Michael Moore's Outlook after a sprint start by the new government
It’s a marathon, not a sprint, we are often told. Of course, in politics the phrase is usually trotted out a bit defensively when expectations are not being met in some major policy area.
In these early weeks of the new UK Parliament it would be wrong to be making judgements like that. In fact, right now it looks like we are seeing the government take part in a sprint and a marathon simultaneously (if figuratively). As opposed to witnessing them literally (and nearly simultaneously) at the Olympics across the Channel in Paris.
Certainly, the first weeks saw everything happen at a blistering pace. Now the sprint blends into a marathon. The new initiatives will be given structure and form. The different bits of legislation will be drafted and begin their long and meandering passage through Parliament. Meanwhile the Treasury is building up to the first Budget in the autumn, to be accompanied by a formal ‘Spending Review’ which will set out departmental spending frameworks for the foreseeable future.
The complexity of this process is hard to overstate. Any government taking office after a long period in opposition arrives with a packed programme and quickly releases the party’s pent up energy – think the Conservatives in 1979, Labour in 1997 and the coalition parties in 2010 as other landmark moments in (reasonably) recent times.
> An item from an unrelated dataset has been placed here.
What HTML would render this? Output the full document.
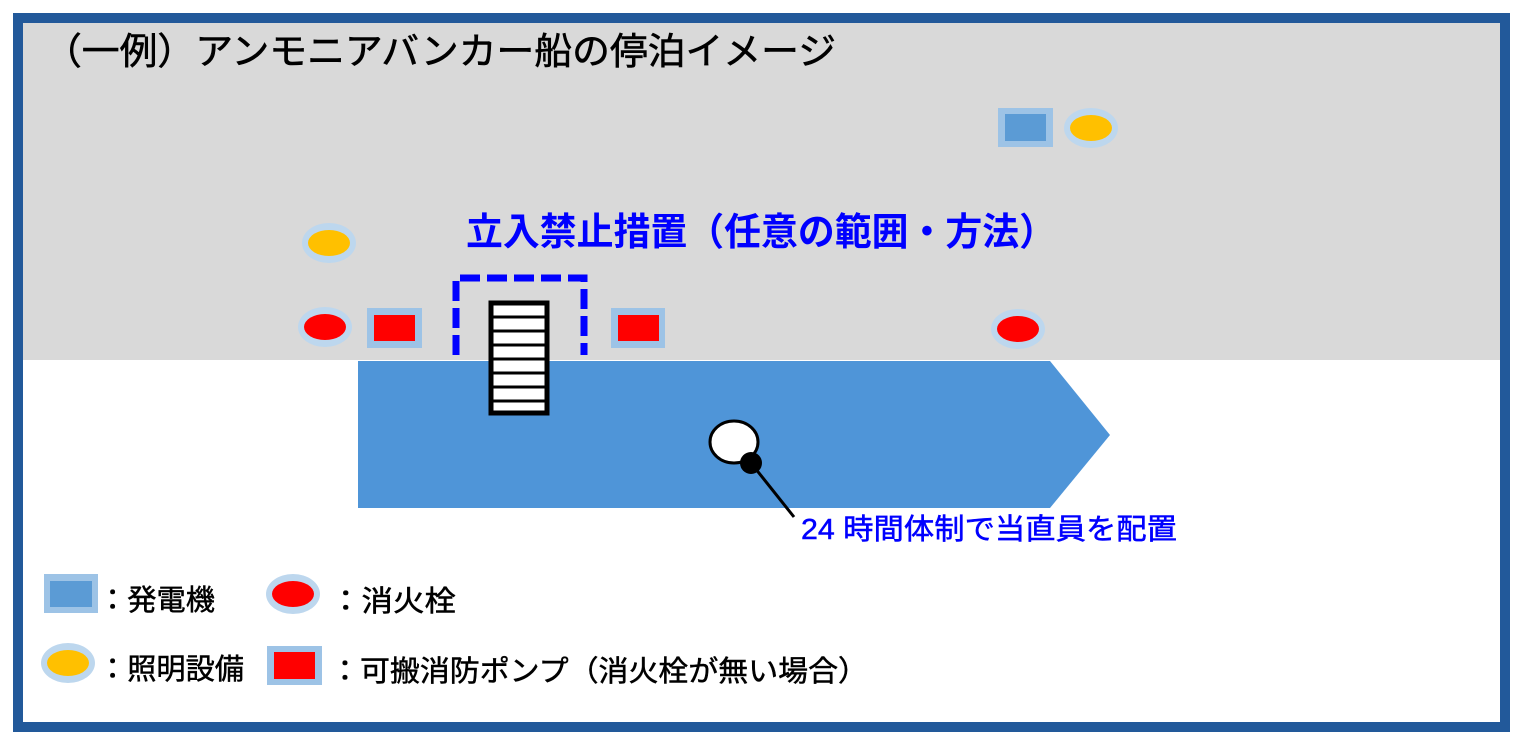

This time there’s an extra dimension, however. The Labour party framed its election pitch as a series of ‘missions’, including to boost UK growth to the top of the G7 league table and make the country a clean energy ‘superpower’. The first of those is objectively measurable, the second more subjective (though a binary assessment of ‘Are we now an energy superpower or aren’t we?’ will probably be pretty straightforward in a few years time).
Neither aspiration lacks ambition, for sure. And that ambition is something that is only to be expected when an election is won with the commanding majority the government now enjoys. But delivery now matters, which will depend on making sure that the mosaic of missions, legislation, tax and spending decisions, and countless other political initiatives, hang together coherently and get buy-in from voters and other stakeholders alike.
The way in which business, including private capital, is engaged will have a significant bearing on achieving the ambitions. So far, so good on that score, even with the caveat that these are early days. For our part, the industry was invited to the Chancellor’s scene-setting speech on growth. And with pensions reform a specific part of the growth programme, there was a quick second invitation, this time to a round table on the subject in Downing Street.
The Chancellor, joined by Emma Reynolds the new Treasury minister, who is also a minister in the Department for Work and Pensions, made it plain that greater investment of pension capital into the UK’s productive economy was her priority.
Some wish to place greater emphasis on infrastructure and real estate investment than private equity and venture capital. Being in the room allowed me to highlight the vital role of private capital in the UK economy at a time of energy and tech transition.
It’s not just the great new opportunities to grow venture-backed businesses in the race to net zero, or as AI develops, that need billions of investment. There is a pressing need to re-wire the mainstream economy to adapt it in the face of these mega-trends, too. This imperative is better recognised than it used to be, but we need to keep making the arguments.
Happily, there are solid foundations for that. It is pretty clear to me that the Investment Compact, with more than 100 of our industry firms signed up, and the wider Mansion House Compact, supported by 11 major financial institutions, many of whom were at the breakfast in No11, have cleared some of the ground ahead of the pension reforms Labour will now introduce. And will then drive forward the investment our industry is uniquely positioned to lead.
Working collaboratively with the pensions industry we have already made progress, and next month we will publish a shared analysis of how industry and government can move the agenda along in a way that matches the expectations of the new government and the appetite of our industry to invest more UK capital in transformational ideas and businesses across the whole of the country.
Can we do a marathon at a sprinter’s pace? We are about to find out.